The first black president of the United States addressed the oldest civil rights organization in the country yesterday. It was one of those moments when one begins to feel the past fading into the future, when the full scope of what happened last November is pulled back into focus. I've long since gotten used to the fact that Obama is president, I've gotten used to covering and criticizing the administration. But moments like last night remind me that I still haven't entirely wrapped my head around the significance of a man who could have once been sold as property occupying the highest office in the land.
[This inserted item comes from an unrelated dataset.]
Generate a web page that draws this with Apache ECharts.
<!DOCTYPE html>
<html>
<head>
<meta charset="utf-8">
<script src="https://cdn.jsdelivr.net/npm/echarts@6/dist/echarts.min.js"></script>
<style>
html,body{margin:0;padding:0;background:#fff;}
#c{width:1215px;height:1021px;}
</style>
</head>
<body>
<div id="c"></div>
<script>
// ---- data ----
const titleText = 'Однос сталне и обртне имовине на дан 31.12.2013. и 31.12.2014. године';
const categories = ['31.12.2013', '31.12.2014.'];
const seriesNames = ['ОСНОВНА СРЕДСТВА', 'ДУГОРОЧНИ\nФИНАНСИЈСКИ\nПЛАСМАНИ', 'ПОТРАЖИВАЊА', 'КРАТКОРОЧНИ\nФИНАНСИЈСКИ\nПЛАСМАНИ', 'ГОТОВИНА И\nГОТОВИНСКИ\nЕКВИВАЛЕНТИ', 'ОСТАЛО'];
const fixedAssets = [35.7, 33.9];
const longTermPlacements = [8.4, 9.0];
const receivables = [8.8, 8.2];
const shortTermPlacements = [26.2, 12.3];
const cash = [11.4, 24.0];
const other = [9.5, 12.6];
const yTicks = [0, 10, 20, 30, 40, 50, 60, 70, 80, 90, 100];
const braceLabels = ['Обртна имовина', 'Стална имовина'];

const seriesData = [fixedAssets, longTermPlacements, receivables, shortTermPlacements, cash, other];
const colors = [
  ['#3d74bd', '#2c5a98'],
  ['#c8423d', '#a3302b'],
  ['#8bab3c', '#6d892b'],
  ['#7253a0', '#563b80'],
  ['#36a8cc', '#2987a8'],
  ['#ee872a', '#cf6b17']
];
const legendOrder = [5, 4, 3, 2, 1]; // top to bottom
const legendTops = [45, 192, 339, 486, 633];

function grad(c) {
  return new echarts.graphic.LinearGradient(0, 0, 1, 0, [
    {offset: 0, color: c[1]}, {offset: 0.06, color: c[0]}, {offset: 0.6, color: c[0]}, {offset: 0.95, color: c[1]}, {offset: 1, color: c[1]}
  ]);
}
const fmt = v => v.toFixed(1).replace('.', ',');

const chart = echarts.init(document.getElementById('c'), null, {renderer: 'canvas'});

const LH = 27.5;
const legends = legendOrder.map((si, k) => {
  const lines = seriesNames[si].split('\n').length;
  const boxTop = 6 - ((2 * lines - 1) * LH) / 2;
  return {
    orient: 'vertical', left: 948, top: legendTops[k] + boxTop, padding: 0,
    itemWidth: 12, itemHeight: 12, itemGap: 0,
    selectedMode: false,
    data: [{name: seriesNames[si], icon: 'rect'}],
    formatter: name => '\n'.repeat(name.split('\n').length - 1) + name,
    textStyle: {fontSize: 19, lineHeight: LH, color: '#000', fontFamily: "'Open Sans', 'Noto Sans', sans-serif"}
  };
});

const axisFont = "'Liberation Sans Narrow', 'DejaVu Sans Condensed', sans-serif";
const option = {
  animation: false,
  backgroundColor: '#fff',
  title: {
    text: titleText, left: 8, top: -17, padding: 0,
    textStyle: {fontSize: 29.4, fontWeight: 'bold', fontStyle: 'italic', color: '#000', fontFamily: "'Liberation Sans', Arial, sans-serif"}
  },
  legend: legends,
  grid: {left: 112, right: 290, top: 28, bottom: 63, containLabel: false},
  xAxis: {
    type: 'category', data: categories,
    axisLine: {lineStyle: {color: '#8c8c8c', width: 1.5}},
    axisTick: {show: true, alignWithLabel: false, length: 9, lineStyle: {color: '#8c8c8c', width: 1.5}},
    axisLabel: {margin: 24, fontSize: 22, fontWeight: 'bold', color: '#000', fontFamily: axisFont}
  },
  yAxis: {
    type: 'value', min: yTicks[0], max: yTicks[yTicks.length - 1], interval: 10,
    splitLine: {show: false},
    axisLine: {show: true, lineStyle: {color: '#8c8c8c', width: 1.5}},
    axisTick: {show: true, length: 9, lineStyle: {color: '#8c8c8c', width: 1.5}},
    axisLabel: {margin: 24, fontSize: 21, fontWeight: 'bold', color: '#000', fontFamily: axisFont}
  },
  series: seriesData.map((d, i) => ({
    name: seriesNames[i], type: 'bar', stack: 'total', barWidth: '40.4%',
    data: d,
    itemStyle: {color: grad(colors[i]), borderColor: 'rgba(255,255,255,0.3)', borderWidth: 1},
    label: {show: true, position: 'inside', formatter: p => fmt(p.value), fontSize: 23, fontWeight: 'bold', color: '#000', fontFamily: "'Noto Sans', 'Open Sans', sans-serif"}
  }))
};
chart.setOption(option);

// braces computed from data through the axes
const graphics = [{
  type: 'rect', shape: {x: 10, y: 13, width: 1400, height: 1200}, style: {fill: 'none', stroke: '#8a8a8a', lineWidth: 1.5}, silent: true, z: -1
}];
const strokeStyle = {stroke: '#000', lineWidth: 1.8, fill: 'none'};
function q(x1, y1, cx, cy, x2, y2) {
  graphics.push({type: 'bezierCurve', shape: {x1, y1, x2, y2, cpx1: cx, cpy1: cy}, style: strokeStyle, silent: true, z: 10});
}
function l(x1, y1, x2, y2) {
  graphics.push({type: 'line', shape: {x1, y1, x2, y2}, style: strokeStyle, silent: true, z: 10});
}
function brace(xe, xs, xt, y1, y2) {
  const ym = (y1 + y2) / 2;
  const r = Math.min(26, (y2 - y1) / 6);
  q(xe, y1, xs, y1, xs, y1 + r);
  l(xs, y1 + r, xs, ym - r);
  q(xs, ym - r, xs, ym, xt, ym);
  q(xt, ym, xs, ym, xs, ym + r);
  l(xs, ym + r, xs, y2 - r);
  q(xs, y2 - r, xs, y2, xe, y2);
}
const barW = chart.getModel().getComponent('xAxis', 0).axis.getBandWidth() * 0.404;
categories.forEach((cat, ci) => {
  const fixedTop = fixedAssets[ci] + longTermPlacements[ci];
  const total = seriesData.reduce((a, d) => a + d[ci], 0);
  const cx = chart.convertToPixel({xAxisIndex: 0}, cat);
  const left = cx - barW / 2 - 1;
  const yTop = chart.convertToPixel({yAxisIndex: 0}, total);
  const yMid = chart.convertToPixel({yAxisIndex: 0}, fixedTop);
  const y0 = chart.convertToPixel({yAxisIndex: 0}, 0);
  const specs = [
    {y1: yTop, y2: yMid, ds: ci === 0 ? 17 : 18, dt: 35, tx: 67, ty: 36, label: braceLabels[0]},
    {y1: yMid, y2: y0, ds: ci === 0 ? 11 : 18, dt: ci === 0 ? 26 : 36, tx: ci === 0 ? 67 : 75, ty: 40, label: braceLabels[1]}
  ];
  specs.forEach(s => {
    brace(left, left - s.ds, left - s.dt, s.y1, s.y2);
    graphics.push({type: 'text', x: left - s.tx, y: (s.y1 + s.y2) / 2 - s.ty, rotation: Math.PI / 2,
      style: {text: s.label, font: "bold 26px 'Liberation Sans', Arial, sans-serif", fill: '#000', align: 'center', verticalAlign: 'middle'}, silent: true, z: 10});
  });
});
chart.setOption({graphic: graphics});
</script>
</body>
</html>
It would be possible, after the last four days of Senate Judiciary Committee hearings, for someone not familiar with this country to believe that racism against people of color had in fact ended, and that racism only affects white men who work hard and get denied jobs they clearly deserved. You'd be forgiven for not knowing that the nation spent two centuries with some form of a legally-enforced racial caste system.
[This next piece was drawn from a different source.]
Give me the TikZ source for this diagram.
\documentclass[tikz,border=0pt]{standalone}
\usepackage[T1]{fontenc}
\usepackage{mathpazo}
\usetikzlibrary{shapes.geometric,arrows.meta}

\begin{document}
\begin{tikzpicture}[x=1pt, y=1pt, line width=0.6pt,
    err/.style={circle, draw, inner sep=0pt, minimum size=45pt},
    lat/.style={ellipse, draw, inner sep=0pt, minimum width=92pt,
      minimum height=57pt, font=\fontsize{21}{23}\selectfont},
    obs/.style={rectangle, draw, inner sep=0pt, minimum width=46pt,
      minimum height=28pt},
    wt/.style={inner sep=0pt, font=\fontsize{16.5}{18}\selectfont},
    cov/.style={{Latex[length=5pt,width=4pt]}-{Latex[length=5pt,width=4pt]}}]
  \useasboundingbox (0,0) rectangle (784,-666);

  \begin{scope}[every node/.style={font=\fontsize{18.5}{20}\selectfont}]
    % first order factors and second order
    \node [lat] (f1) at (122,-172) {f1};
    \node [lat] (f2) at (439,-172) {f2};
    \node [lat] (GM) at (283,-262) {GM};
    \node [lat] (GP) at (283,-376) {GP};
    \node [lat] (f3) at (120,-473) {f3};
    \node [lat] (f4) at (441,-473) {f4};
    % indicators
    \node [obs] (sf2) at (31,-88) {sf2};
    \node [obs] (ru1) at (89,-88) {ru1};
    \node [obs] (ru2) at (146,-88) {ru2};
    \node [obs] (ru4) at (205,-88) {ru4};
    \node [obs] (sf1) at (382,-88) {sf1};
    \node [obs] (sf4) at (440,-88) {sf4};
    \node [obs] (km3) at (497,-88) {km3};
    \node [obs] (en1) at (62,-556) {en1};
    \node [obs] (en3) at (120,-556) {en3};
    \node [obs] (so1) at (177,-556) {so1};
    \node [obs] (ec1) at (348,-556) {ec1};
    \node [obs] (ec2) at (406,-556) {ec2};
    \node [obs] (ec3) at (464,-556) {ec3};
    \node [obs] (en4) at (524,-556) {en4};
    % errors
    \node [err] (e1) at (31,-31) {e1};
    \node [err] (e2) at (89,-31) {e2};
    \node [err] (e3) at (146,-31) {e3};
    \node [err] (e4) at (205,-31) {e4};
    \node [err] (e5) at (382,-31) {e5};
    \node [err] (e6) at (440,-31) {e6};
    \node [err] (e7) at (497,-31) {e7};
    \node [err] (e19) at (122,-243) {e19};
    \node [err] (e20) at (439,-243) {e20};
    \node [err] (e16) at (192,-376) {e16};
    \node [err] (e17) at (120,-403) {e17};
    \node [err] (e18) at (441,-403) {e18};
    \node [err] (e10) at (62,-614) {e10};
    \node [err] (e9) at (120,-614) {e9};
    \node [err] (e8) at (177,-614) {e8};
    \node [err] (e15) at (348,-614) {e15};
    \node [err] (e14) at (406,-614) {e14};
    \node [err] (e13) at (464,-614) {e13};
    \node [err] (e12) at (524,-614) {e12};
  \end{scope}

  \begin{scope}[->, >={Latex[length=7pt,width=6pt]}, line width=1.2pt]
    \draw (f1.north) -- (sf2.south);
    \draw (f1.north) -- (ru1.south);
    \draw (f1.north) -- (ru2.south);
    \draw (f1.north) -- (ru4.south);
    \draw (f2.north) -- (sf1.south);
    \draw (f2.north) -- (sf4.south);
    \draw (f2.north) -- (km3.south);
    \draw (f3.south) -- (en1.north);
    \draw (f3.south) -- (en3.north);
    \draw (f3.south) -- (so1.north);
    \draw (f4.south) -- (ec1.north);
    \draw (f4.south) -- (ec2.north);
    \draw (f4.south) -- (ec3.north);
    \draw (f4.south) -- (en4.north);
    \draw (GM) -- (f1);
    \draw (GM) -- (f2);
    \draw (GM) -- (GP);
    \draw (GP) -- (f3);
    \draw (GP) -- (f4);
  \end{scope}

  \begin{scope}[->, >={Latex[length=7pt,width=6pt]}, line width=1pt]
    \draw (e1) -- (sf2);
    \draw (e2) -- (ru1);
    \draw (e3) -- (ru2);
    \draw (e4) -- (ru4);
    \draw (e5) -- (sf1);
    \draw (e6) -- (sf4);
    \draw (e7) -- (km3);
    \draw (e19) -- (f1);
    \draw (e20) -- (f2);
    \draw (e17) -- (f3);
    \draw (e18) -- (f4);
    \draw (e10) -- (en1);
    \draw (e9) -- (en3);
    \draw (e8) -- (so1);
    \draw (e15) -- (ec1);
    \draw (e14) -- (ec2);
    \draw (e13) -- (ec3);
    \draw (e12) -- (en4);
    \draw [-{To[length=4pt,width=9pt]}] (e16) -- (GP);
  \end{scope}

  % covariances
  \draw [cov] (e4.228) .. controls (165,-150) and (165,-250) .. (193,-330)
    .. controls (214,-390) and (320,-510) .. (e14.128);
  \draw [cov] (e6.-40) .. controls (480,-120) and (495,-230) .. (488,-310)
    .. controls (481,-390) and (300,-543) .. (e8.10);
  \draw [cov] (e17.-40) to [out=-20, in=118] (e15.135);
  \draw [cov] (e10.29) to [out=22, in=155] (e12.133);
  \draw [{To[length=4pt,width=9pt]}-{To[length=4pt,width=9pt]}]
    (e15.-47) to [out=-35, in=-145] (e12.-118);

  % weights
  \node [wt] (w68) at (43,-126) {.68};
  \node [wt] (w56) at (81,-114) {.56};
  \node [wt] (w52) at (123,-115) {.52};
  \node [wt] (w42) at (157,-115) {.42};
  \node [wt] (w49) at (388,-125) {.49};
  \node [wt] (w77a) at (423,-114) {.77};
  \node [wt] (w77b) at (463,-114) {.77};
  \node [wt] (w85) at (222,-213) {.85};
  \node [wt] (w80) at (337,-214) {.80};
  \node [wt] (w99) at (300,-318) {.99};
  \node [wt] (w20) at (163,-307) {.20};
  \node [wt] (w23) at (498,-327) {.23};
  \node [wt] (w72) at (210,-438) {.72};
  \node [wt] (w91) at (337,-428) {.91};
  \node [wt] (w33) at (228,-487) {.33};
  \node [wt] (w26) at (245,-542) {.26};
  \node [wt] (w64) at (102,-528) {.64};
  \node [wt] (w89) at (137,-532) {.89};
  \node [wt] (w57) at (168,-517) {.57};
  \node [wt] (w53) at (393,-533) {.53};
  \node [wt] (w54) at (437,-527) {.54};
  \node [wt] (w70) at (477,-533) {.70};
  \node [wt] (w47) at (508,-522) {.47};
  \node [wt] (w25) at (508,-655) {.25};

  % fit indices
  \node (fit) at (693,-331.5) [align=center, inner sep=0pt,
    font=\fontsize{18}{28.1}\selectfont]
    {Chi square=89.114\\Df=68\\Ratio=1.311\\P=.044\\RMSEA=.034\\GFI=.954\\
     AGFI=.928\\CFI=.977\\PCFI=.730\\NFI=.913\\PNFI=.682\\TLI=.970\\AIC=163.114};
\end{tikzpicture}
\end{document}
The president offered an implicit rebuttal to such willful ignorance yesterday -- without mentioning the hearings -- speaking of how "the pain of discrimination is still felt in America. By African-American women paid less for doing the same work as colleagues of a different color and gender. By Latinos made to feel unwelcome in their own country. By Muslim Americans viewed with suspicion for simply kneeling down to pray. By our gay brothers and sisters, still taunted, still attacked, still denied their rights."
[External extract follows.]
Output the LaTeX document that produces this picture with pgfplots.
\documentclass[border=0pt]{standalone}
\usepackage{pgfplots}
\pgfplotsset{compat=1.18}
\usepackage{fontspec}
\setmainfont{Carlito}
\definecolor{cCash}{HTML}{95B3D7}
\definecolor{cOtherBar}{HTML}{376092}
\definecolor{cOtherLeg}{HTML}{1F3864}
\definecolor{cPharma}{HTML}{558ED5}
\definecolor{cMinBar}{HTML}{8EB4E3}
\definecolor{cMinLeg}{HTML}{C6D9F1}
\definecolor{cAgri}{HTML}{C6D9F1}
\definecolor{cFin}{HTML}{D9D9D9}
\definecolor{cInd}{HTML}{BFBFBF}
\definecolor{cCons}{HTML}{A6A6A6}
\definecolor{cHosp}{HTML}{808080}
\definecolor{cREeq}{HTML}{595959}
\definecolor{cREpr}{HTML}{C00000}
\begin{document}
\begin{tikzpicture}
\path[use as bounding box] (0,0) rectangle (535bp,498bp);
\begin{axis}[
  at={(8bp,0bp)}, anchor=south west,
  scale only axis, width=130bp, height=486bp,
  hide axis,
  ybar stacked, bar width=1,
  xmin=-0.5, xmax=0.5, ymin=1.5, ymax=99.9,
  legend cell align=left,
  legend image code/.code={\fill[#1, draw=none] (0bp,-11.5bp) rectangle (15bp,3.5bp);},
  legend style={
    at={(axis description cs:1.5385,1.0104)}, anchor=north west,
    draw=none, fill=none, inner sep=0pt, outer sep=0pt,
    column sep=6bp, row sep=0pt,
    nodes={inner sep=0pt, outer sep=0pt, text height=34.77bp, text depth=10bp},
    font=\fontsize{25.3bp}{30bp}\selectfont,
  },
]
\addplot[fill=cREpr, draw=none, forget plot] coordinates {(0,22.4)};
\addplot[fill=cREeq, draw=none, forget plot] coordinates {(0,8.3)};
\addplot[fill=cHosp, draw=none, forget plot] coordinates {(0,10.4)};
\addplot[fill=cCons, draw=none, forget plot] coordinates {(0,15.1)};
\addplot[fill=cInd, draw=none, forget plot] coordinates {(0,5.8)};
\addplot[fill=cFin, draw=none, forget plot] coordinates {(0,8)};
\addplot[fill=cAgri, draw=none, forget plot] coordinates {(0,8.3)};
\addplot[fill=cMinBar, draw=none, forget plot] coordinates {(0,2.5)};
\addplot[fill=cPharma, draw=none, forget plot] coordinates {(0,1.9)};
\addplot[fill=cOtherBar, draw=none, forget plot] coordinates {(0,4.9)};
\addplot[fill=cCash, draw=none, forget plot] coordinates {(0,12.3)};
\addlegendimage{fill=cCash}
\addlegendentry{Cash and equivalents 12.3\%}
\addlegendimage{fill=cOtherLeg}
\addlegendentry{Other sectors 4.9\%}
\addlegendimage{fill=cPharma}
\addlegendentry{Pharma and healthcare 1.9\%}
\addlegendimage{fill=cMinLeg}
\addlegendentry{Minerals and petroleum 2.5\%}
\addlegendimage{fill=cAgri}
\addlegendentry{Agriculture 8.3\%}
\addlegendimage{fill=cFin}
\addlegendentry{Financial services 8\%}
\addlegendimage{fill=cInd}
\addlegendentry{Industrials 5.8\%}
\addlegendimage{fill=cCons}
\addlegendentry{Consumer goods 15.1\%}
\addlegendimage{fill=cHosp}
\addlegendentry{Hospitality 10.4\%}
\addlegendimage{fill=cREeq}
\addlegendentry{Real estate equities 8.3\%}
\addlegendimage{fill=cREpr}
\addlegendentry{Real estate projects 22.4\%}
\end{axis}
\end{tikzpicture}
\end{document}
The internal politics of the latter part of that statement -- the part about gay people -- gives cover for NAACP President Ben Jealous to go further on LGBT rights. But when I was scanning my Google reader, I saw this headline from the New York Times: "Obama Tells Fellow Blacks: ‘No Excuses’ for Any Failure". To the mainstream media, there are no internal black politics beyond heroic, responsible scolds and the lazy Negroes who refuse to listen to them and blame racism for their every failure. When Obama says things like, "The state of our schools is not an African-American problem; it’s an American problem," he is making a statement whose simplicity belies its radicalism: Black problems have never been seen as American problems, they have been seen as a burden on America -- hence the Times headline. If the President is capable of upending that view, he will have done something no American has done before.
The President's message was far more nuanced -- and far more reflective of mainstream black opinion -- than media narratives about race ever seem to acknowledge: that while black people still feel the sting of racism, none of us see ourselves as victims incapable of improving our circumstances. Obama wasn't wagging his finger. When he said that "all these innovative programs and expanded opportunities will not, in and of themselves, make a difference if each of us, as parents and as community leaders, fail to do our part by encouraging excellence in our children," he was stating the obvious. That's why everyone cheered. But if the President actually believed that all that was required was a stronger grip on our bootstraps, he wouldn't be pushing health care reform.
The dominant storyline from the NAACP speech is "no excuses," because that message makes so many Americans feel as though their obligations to deal with intolerance and bigotry have been met, because it soothes the white guilt of those who would like to prefer not to see black problems as "American problems." But if that's all people took away from the president's speech, they simply weren't listening.